Malcolm thought briefly, shrugged and ignored the question. The truth is that he occasionally sets his hair on fire just to have an effect. He set fire to two cinemas in his youth. There has been a lot of arson around in his life.

“It doesn’t catch fire easily but it doesn’t cause any pain,” he mumbled defensively, by way of an explanation about his hair.

“What did Beggar’s Banquet say?” I asked.

Malcolm shrugged and blinked.

“You should make a record like Keith Allen,” I suggested. “You’d get lots of money. Form a group called The Old Lags.”

“I don’t hang round the Groucho Club enough,” he mumbled.

Malcolm recently came back from Australia, where he met his friend Wizo. “Typical,” Malcolm told the brothers, wives and staff over champagne and seafood, “Wizo lost his job the day I arrived and I had to pay for everything. He’d been selling advertising space in the Melbourne Age newspaper. They told him he had to wear a suit, but he got bored and came in one morning wearing a chef’s outfit. They weren’t happy. The good thing about Australia, though, Wizo told me, is that you can be poor quite comfortably.”
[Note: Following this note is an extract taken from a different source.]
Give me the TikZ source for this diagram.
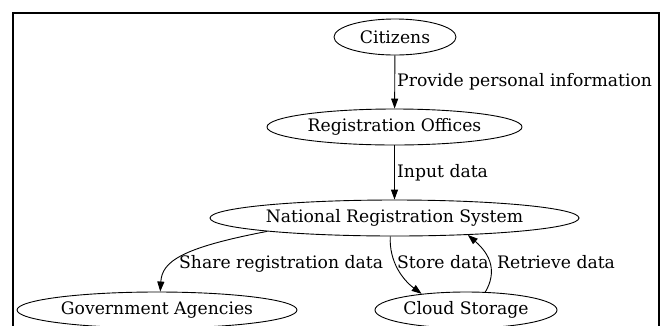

Malcolm’s brother, formerly a comedy promoter in Manchester, is now working in Wizo’s old London job – for music mogul Miles Copeland.

“My brother’s throwing a Christmas party for friends and relations,” Malcolm told us. “He tried to charge his guests £70-a-head to come but no-one’s agreed yet, so he’s probably going to invite them for free but have a whip-round for a new washing machine while they’re there.”

The brothers, their wives and staff looked impressed.

After the meal, we drove off to a bank where Malcolm deposited his cheque from the brothers and various other cheques including one for £29 from BBC TV to cover sales to Croatia of a Blackadder episode he appeared in. He was much impressed by the sale to Croatia. He banked about £900 then withdrew £700 and went to a betting shop, allegedly to check if ‘his’ greyhound was running at Catford. Instead, after realising a dog called ‘Oi Oi’ (Malcolm’s catchphrase) had won the previous race and he’d missed it, he bet £50 on a dog at random in the next race… and it won!

“I always win bets on dogs at Christmas,” he told me. “The rest of the year, I lose everything, but I always win just coming up to Christmas.” Then he added unexpectedly: “I part-own a greyhound.”

“You do?” I asked dubiously.

“It’s handled by a bloke who got ‘done’ in the 1970s for greyhound ‘ringing’. He got arrested after he had a very good black dog and disguised it by dying it brown. But, as luck would have it, when the dogs paraded round before the Off, it started to rain and the dye came out.”

This sounded like an urban myth to me.

“Ricky Grover,” I said, “told me a story about the ‘wrong’ dog coming round the final bend at Romford Stadium and someone throwing four footballs onto the track in front of the dogs.”

“Oh,” said Malcolm, never to be out-anecdoted, “I was once in prison with a bloke nicknamed ‘Teddy Bear’. His job was to stand by the rail at various stadiums around the country and, if the ‘wrong’ dog was winning, he would throw a teddy bear onto the track;. The dogs stopped racing, went crazy and tore it apart. His great talent,” explained Malcolm, “was that he could run very fast after he’d thrown the teddy bear.”

After picking up answerphone messages at Up The Creek, collecting mail from a new tenant in his old house in Glenluce Road, attempting to buy his own £7.99 autobiography I Stole Freddie Mercury’s Birthday Cake in a Greenwich remainder shop for £1 (they had sold out), visiting the kitsch Emporium shop which sells lava lamps and 1960s memorabilia and buying a Christmas tree from a dodgy-looking man in a car park, we went back to Malcolm’s current home in Fingal Street via Jools Holland’s railway station (to see the top of the mini castle tower he has built) and up a suburban back street to drive past Shangri-La – a corner house the outside of which the owner has decorated.

On the side wall of the house, there are embossed metal horses heads and three large garage doors.

“The anvil’s gone,” Malcolm told me, slightly peeved.

“Has he got three cars?” I asked.

“No, he’s got green astroturf behind them,” Malcolm replied as if that explained it all.

“It’s a strange world,” I said.

“Nah,” said Malcolm, making a wet sound with his mouth, as if tasting his own saliva. “This is South East London.”